Die Leuchtturmwärterin – Chr. Schwarz
Im Jahr 1898 verlässt um der Liebe willen ihre gutbürgerliche Familie und zieht mit ihrem frisch angetrauten Mann an die wilde Küste Kaliforniens. Gemächlich, in einfachen Sätzen erzählt die Amerikanerin Christina Schwarz vom Leben am Rand der Welt und dem Geheimnis, das die dort ansässige Familie Crawley bewahrt.
Als Trudy sich knall und fall in den Cousin des für sie ausersehenen Bräutigams verliebt, ahnt sie nicht, dass sie ihr altes Leben verlassen muss und in ein neues, schwieriges eintreten wird.

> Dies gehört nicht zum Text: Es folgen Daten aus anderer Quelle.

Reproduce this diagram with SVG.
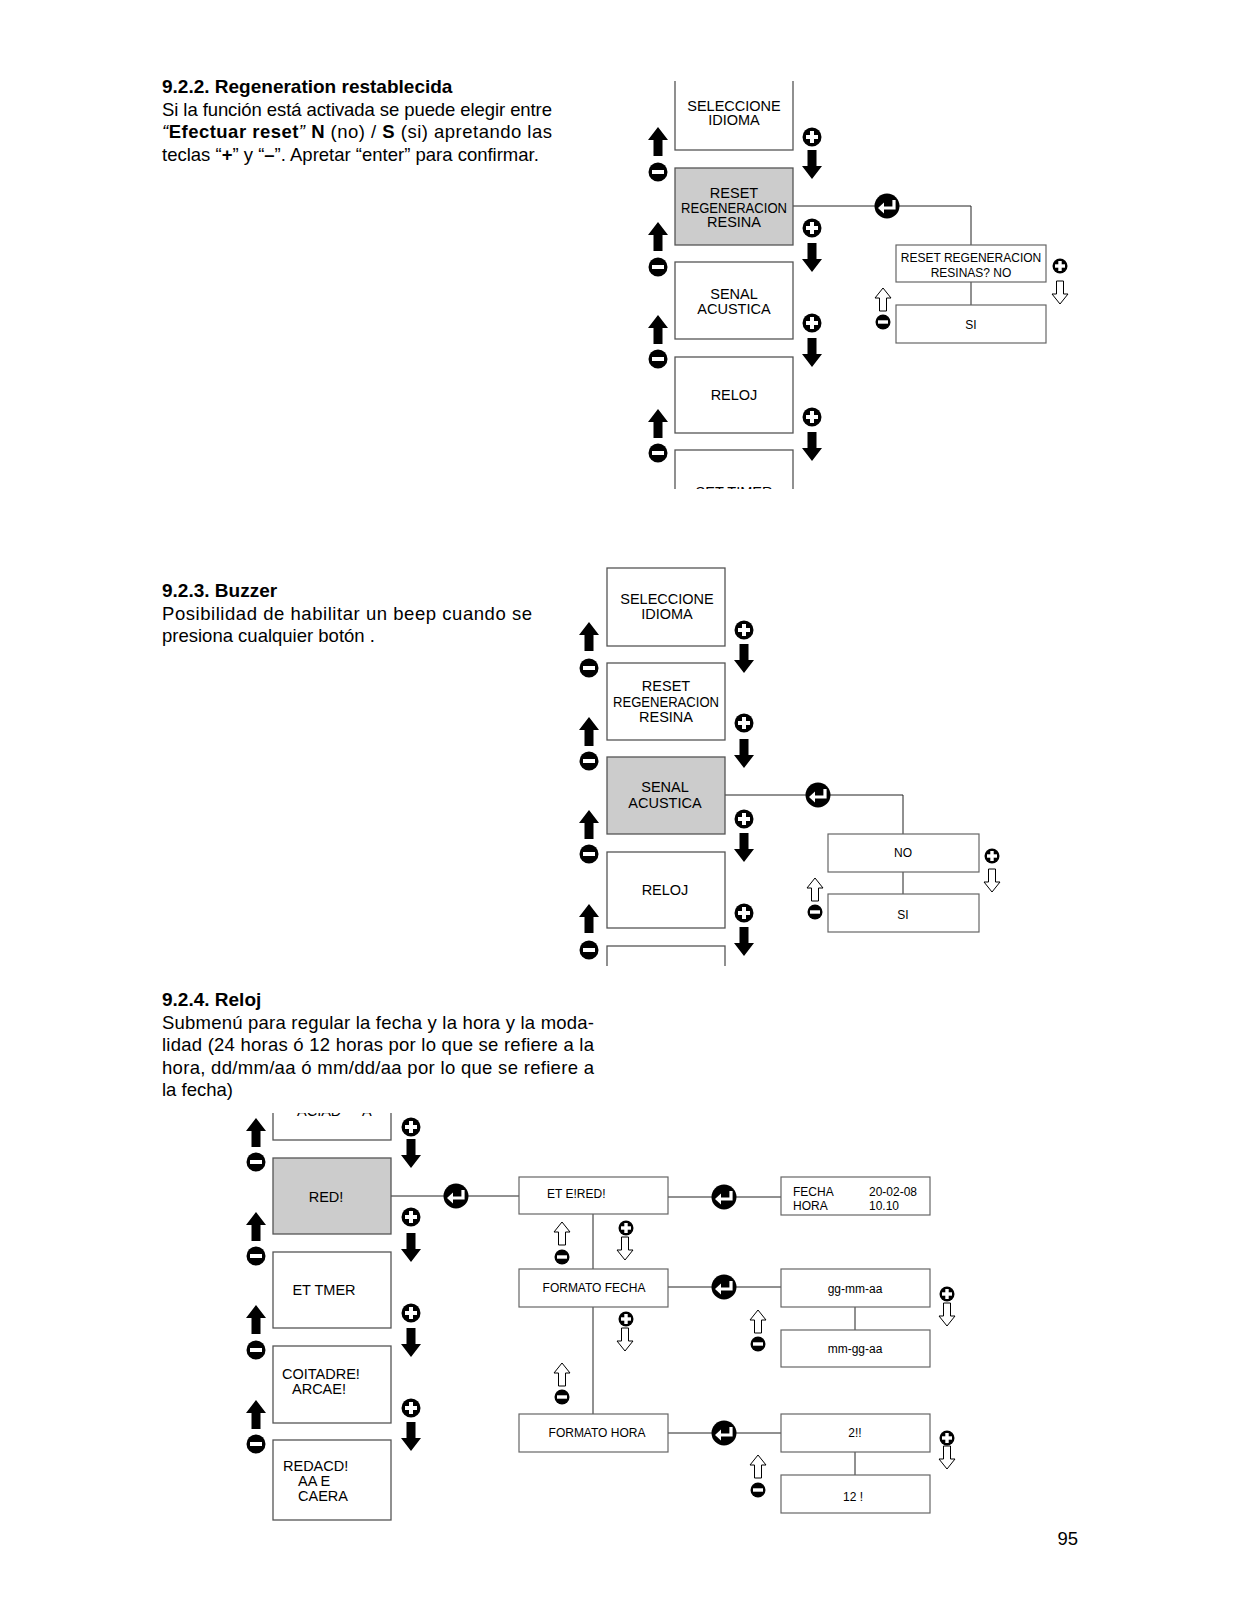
<svg xmlns="http://www.w3.org/2000/svg" width="1237" height="1600" viewBox="0 0 1237 1600">
<style>
text{font-family:"Liberation Sans",Arial,sans-serif;fill:#000}
.body{font-size:18.5px}
.h{font-size:19px;font-weight:bold}
.b{font-weight:bold}
.lbl{font-size:14.5px;text-anchor:middle}
.sm{font-size:12px;text-anchor:middle}
.sml{font-size:12px}
.box{fill:#fff;stroke:#555;stroke-width:1.3}
.sel{fill:#ccc;stroke:#555;stroke-width:1.3}
.sub{fill:#fff;stroke:#666;stroke-width:1.2}
.ln{fill:none;stroke:#222;stroke-width:1}
</style>
<defs>
<path id="upB" d="M0,0 L10,13 L4.5,13 L4.5,29 L-4.5,29 L-4.5,13 L-10,13 Z" fill="#000"/>
<path id="dnB" d="M0,29 L10,16 L4.5,16 L4.5,0 L-4.5,0 L-4.5,16 L-10,16 Z" fill="#000"/>
<path id="upO" d="M0,0 L8,10 L3.5,10 L3.5,23 L-3.5,23 L-3.5,10 L-8,10 Z" fill="#fff" stroke="#000" stroke-width="1"/>
<path id="dnO" d="M0,23 L8,13 L3.5,13 L3.5,0 L-3.5,0 L-3.5,13 L-8,13 Z" fill="#fff" stroke="#000" stroke-width="1"/>
<g id="minL"><circle r="9.5" fill="#000"/><rect x="-6" y="-2" width="12" height="4" fill="#fff"/></g>
<g id="plusL"><circle r="9.5" fill="#000"/><rect x="-6" y="-2" width="12" height="4" fill="#fff"/><rect x="-2" y="-6" width="4" height="12" fill="#fff"/></g>
<g id="minS"><circle r="7.5" fill="#000"/><rect x="-5" y="-1.7" width="10" height="3.4" fill="#fff"/></g>
<g id="plusS"><circle r="7.5" fill="#000"/><rect x="-5" y="-1.7" width="10" height="3.4" fill="#fff"/><rect x="-1.7" y="-5" width="3.4" height="10" fill="#fff"/></g>
<g id="enter"><circle r="12.5" fill="#000"/><path d="M7,-6 V2 H-3" fill="none" stroke="#fff" stroke-width="3.2"/><path d="M-9,2 L-3,-3.5 L-3,7.5 Z" fill="#fff"/></g>
<clipPath id="cTop"><rect x="600" y="81" width="500" height="408"/></clipPath>
<clipPath id="cMid"><rect x="540" y="540" width="500" height="426"/></clipPath>
<clipPath id="cBot"><rect x="200" y="1113" width="800" height="450"/></clipPath>
</defs>

<!-- Text blocks -->
<g id="text-922">
<text class="h" x="162" y="93">9.2.2. Regeneration restablecida</text>
<text class="body" x="162" y="115.5" textLength="390" lengthAdjust="spacing">Si la función está activada se puede elegir entre</text>
<text class="body" x="162" y="138" textLength="390" lengthAdjust="spacing"><tspan font-style="italic">“</tspan><tspan class="b">Efectuar reset</tspan><tspan font-style="italic">” </tspan><tspan class="b">N</tspan> (no) / <tspan class="b">S</tspan> (si) apretando las</text>
<text class="body" x="162" y="160.5">teclas “<tspan class="b">+</tspan>” y “<tspan class="b">–</tspan>”. Apretar “enter” para confirmar.</text>
</g>
<g id="text-923">
<text class="h" x="162" y="597">9.2.3. Buzzer</text>
<text class="body" x="162" y="619.5" textLength="370" lengthAdjust="spacing">Posibilidad de habilitar un beep cuando se</text>
<text class="body" x="162" y="642">presiona cualquier botón .</text>
</g>
<g id="text-924">
<text class="h" x="162" y="1006">9.2.4. Reloj</text>
<text class="body" x="162" y="1028.5" textLength="432" lengthAdjust="spacing">Submenú para regular la fecha y la hora y la moda-</text>
<text class="body" x="162" y="1051" textLength="432" lengthAdjust="spacing">lidad (24 horas ó 12 horas por lo que se refiere a la</text>
<text class="body" x="162" y="1073.5" textLength="432" lengthAdjust="spacing">hora, dd/mm/aa ó mm/dd/aa por lo que se refiere a</text>
<text class="body" x="162" y="1096">la fecha)</text>
</g>
<text id="page" class="body" x="1078" y="1545" text-anchor="end">95</text>

<!-- ===== Diagram 1 ===== -->
<g id="diagram1" clip-path="url(#cTop)">
<g id="connectors1">
<path class="ln" d="M793,206 H971 V245"/>
<path class="ln" d="M971,282 V305"/>
</g>
<g id="n1-seleccione"><rect class="box" x="675" y="40" width="118" height="110"/><text class="lbl" x="734" y="111">SELECCIONE</text><text class="lbl" x="734" y="124.5">IDIOMA</text></g>
<g id="n1-reset"><rect class="sel" x="675" y="168" width="118" height="77"/><text class="lbl" x="734" y="198">RESET</text><text class="lbl" x="734" y="212.5" textLength="106" lengthAdjust="spacingAndGlyphs">REGENERACION</text><text class="lbl" x="734" y="227">RESINA</text></g>
<g id="n1-senal"><rect class="box" x="675" y="262" width="118" height="77"/><text class="lbl" x="734" y="299">SENAL</text><text class="lbl" x="734" y="314">ACUSTICA</text></g>
<g id="n1-reloj"><rect class="box" x="675" y="357" width="118" height="76"/><text class="lbl" x="734" y="400">RELOJ</text></g>
<g id="n1-settimer"><rect class="box" x="675" y="450" width="118" height="80"/><text class="lbl" x="734" y="497">SET TIMER</text></g>
<g id="n1-resetq"><rect class="sub" x="896" y="245" width="150" height="37"/><text class="sm" x="971" y="262">RESET REGENERACION</text><text class="sm" x="971" y="277">RESINAS? NO</text></g>
<g id="n1-si"><rect class="sub" x="896" y="305" width="150" height="38"/><text class="sm" x="971" y="329">SI</text></g>
<g id="icons1">
<use href="#upB" x="658" y="127"/><use href="#minL" x="658" y="172"/>
<use href="#upB" x="658" y="222"/><use href="#minL" x="658" y="267"/>
<use href="#upB" x="658" y="315"/><use href="#minL" x="658" y="359"/>
<use href="#upB" x="658" y="409"/><use href="#minL" x="658" y="453"/>
<use href="#plusL" x="812" y="137"/><use href="#dnB" x="812" y="150"/>
<use href="#plusL" x="812" y="228"/><use href="#dnB" x="812" y="243"/>
<use href="#plusL" x="812" y="323"/><use href="#dnB" x="812" y="338"/>
<use href="#plusL" x="812" y="417"/><use href="#dnB" x="812" y="432"/>
<use href="#enter" x="887" y="206"/>
<use href="#upO" x="883" y="288"/><use href="#minS" x="883" y="322"/>
<use href="#plusS" x="1060" y="266"/><use href="#dnO" x="1060" y="281"/>
</g>
</g>

<!-- ===== Diagram 2 ===== -->
<g id="diagram2" clip-path="url(#cMid)">
<g id="connectors2">
<path class="ln" d="M725,795 H903 V834"/>
<path class="ln" d="M903,872 V894"/>
</g>
<g id="n2-seleccione"><rect class="box" x="607" y="568" width="118" height="78"/><text class="lbl" x="667" y="604">SELECCIONE</text><text class="lbl" x="667" y="619">IDIOMA</text></g>
<g id="n2-reset"><rect class="box" x="607" y="663" width="118" height="77"/><text class="lbl" x="666" y="691">RESET</text><text class="lbl" x="666" y="707" textLength="106" lengthAdjust="spacingAndGlyphs">REGENERACION</text><text class="lbl" x="666" y="722">RESINA</text></g>
<g id="n2-senal"><rect class="sel" x="607" y="757" width="118" height="77"/><text class="lbl" x="665" y="792">SENAL</text><text class="lbl" x="665" y="808">ACUSTICA</text></g>
<g id="n2-reloj"><rect class="box" x="607" y="852" width="118" height="76"/><text class="lbl" x="665" y="895">RELOJ</text></g>
<g id="n2-next"><rect class="box" x="607" y="946" width="118" height="60"/></g>
<g id="n2-no"><rect class="sub" x="828" y="834" width="151" height="38"/><text class="sm" x="903" y="857">NO</text></g>
<g id="n2-si"><rect class="sub" x="828" y="894" width="151" height="38"/><text class="sm" x="903" y="919">SI</text></g>
<g id="icons2">
<use href="#upB" x="589" y="622"/><use href="#minL" x="589" y="668"/>
<use href="#upB" x="589" y="717"/><use href="#minL" x="589" y="761"/>
<use href="#upB" x="589" y="810"/><use href="#minL" x="589" y="854"/>
<use href="#upB" x="589" y="904"/><use href="#minL" x="589" y="950"/>
<use href="#plusL" x="744" y="630"/><use href="#dnB" x="744" y="644"/>
<use href="#plusL" x="744" y="723"/><use href="#dnB" x="744" y="739"/>
<use href="#plusL" x="744" y="819"/><use href="#dnB" x="744" y="833"/>
<use href="#plusL" x="744" y="913"/><use href="#dnB" x="744" y="927"/>
<use href="#enter" x="818" y="795"/>
<use href="#upO" x="815" y="878"/><use href="#minS" x="815" y="912"/>
<use href="#plusS" x="992" y="856"/><use href="#dnO" x="992" y="869"/>
</g>
</g>

<!-- ===== Diagram 3 ===== -->
<g id="diagram3" clip-path="url(#cBot)">
<g id="connectors3">
<path class="ln" d="M391,1196 H519"/>
<path class="ln" d="M668,1197 H781"/>
<path class="ln" d="M593,1214 V1269 M593,1307 V1414"/>
<path class="ln" d="M668,1287 H781"/>
<path class="ln" d="M855,1307 V1330"/>
<path class="ln" d="M668,1433 H781"/>
<path class="ln" d="M855,1452 V1475"/>
</g>
<g id="n3-top"><rect class="box" x="273" y="1040" width="118" height="100"/><text class="lbl" style="text-anchor:start" x="297" y="1116">ACIAD<tspan x="362">A</tspan></text></g>
<g id="n3-red"><rect class="sel" x="273" y="1158" width="118" height="76"/><text class="lbl" x="326" y="1202">RED!</text></g>
<g id="n3-ettmer"><rect class="box" x="273" y="1252" width="118" height="76"/><text class="lbl" x="324" y="1295">ET TMER</text></g>
<g id="n3-cotadre"><rect class="box" x="273" y="1346" width="118" height="77"/><text class="lbl" style="text-anchor:start" x="282" y="1379">COITADRE!</text><text class="lbl" style="text-anchor:start" x="292" y="1394">ARCAE!</text></g>
<g id="n3-redacd"><rect class="box" x="273" y="1440" width="118" height="80"/><text class="lbl" style="text-anchor:start" x="283" y="1471">REDACD!</text><text class="lbl" style="text-anchor:start" x="298" y="1486">AA E</text><text class="lbl" style="text-anchor:start" x="298" y="1501">CAERA</text></g>
<g id="n3-eterred"><rect class="sub" x="519" y="1177" width="149" height="37"/><text class="sml" x="547" y="1198">ET E!RED!</text></g>
<g id="n3-fecha"><rect class="sub" x="781" y="1177" width="149" height="38"/><text class="sml" x="793" y="1196">FECHA</text><text class="sml" x="793" y="1210">HORA</text><text class="sml" x="869" y="1196">20-02-08</text><text class="sml" x="869" y="1210">10.10</text></g>
<g id="n3-formfecha"><rect class="sub" x="519" y="1269" width="149" height="38"/><text class="sm" x="594" y="1292">FORMATO FECHA</text></g>
<g id="n3-ggmmaa"><rect class="sub" x="781" y="1269" width="149" height="38"/><text class="sm" x="855" y="1293">gg-mm-aa</text></g>
<g id="n3-mmggaa"><rect class="sub" x="781" y="1330" width="149" height="37"/><text class="sm" x="855" y="1353">mm-gg-aa</text></g>
<g id="n3-formhora"><rect class="sub" x="519" y="1414" width="149" height="38"/><text class="sm" x="597" y="1437">FORMATO HORA</text></g>
<g id="n3-24"><rect class="sub" x="781" y="1414" width="149" height="38"/><text class="sm" x="855" y="1437">2!!</text></g>
<g id="n3-12"><rect class="sub" x="781" y="1475" width="149" height="38"/><text class="sm" x="853" y="1501">12 !</text></g>
<g id="icons3">
<use href="#upB" x="256" y="1118"/><use href="#minL" x="256" y="1162"/>
<use href="#upB" x="256" y="1212"/><use href="#minL" x="256" y="1256"/>
<use href="#upB" x="256" y="1305"/><use href="#minL" x="256" y="1350"/>
<use href="#upB" x="256" y="1400"/><use href="#minL" x="256" y="1444"/>
<use href="#plusL" x="411" y="1127"/><use href="#dnB" x="411" y="1139"/>
<use href="#plusL" x="411" y="1217"/><use href="#dnB" x="411" y="1233"/>
<use href="#plusL" x="411" y="1313"/><use href="#dnB" x="411" y="1328"/>
<use href="#plusL" x="411" y="1408"/><use href="#dnB" x="411" y="1422"/>
<use href="#enter" x="456" y="1196"/>
<use href="#enter" x="724" y="1197"/>
<use href="#enter" x="724" y="1287"/>
<use href="#enter" x="724" y="1433"/>
<use href="#upO" x="562" y="1222"/><use href="#minS" x="562" y="1257"/>
<use href="#plusS" x="626" y="1228"/><use href="#dnO" x="625" y="1237"/>
<use href="#plusS" x="626" y="1319"/><use href="#dnO" x="625" y="1328"/>
<use href="#upO" x="562" y="1363"/><use href="#minS" x="562" y="1397"/>
<use href="#upO" x="758" y="1310"/><use href="#minS" x="758" y="1344"/>
<use href="#upO" x="758" y="1455"/><use href="#minS" x="758" y="1490"/>
<use href="#plusS" x="947" y="1294"/><use href="#dnO" x="947" y="1303"/>
<use href="#plusS" x="947" y="1438"/><use href="#dnO" x="947" y="1446"/>
</g>
</g>
</svg>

Oskar, ihr Held, ist ein Fantast und Wirrkopf, der vieles anfängt aber nichts fertigbringt. Trudy ist vor Liebe blind, heiratet Oskar im Blitztempo und folgt ihm an die Pazifikküste nach Point Lucia, wo die Crawleys – Mutter, Vater, vier Kinder – den einsam stehenden Leuchtturm warten. Oskar wird ihr Helfer sein. Es dauert lange, bis Trudy erkennt, dass sie ihre weißen Leinentischtücher und das Silberbesteck nicht benötigen wird und sie sich mit dem rauen Leben an der Küste abfindet. Als sie beginnt die vier Kinder der Crawleys, die weder lesen noch schreiben können und keine Ahnung von der Welt außerhalb ihres winzigen Universums haben, zu unterrichten, findet sie auch Anschluss an die gestrenge, hartherzig scheinende Mrs. Crawley und fast eine Freundin in ihr. Und allmählich entdeckt sie auch das Geheimnis, das das Leben der Crawleys bestimmt.
Schwarz, in ihrer Heimat eine bekannte Autorin, erzählte mit den Tagebüchern von Trudy von der Emanzipation einer behüteten Tochter, von der schweren und wichtigen Arbeit im Leuchtturm und der wilden Natur am Ende der Welt. Oskar steht für das im 19. Jahrhundert grassierende Interesse am Fremden und an den „Wilden“, der Urbevölkerung, aber auch für den mit dem wissenschaftlichen Interesse einhergehenden Rassismus bis zur Menschenverachtung. Oskar geht daran und an seiner Gier nach Erfolg und Berühmtheit elend zugrunde, was Trudy erlaubt, noch einmal ein ganz neues Leben zu beginnen. Sie ist jetzt die Leuchtturmwärterin.
Eingerahmt ist die Geschichte von Trudy durch den Bericht einer alten Dame, die mit ihrem Enkel die Touristenattraktion Point Lucia besucht, um den Leuchtturm zu besteigen. Sie ist auf Point Lucia, 100 Meter über dem Meer, aufgewachsen und übergibt ihrem Enkel Trudys Tagebücher.
Auch wenn die Geschichte sich nur langsam entwickelt und man sich anfangs vor allem an der Schilderung von Wind und Meer delektiert, so lauert dieses Geheimnis bald hinter den schroffen Felsen und Trudy entdeckt den ersten Hinweis in einem alten Logbuch: „Baby Johnston geboren und begraben.“
Eine fesselnde Lektüre mit lebendigen Charakteren und einprägsamen Naturschilderungen. Lesegenuss für Geduldige.
Christina Schwarz: Die Leuchtturmwärterin (The Edge oft he Earth), übersetzt von Almuth Carstens, btb 2016. 320 S. € 10, 30.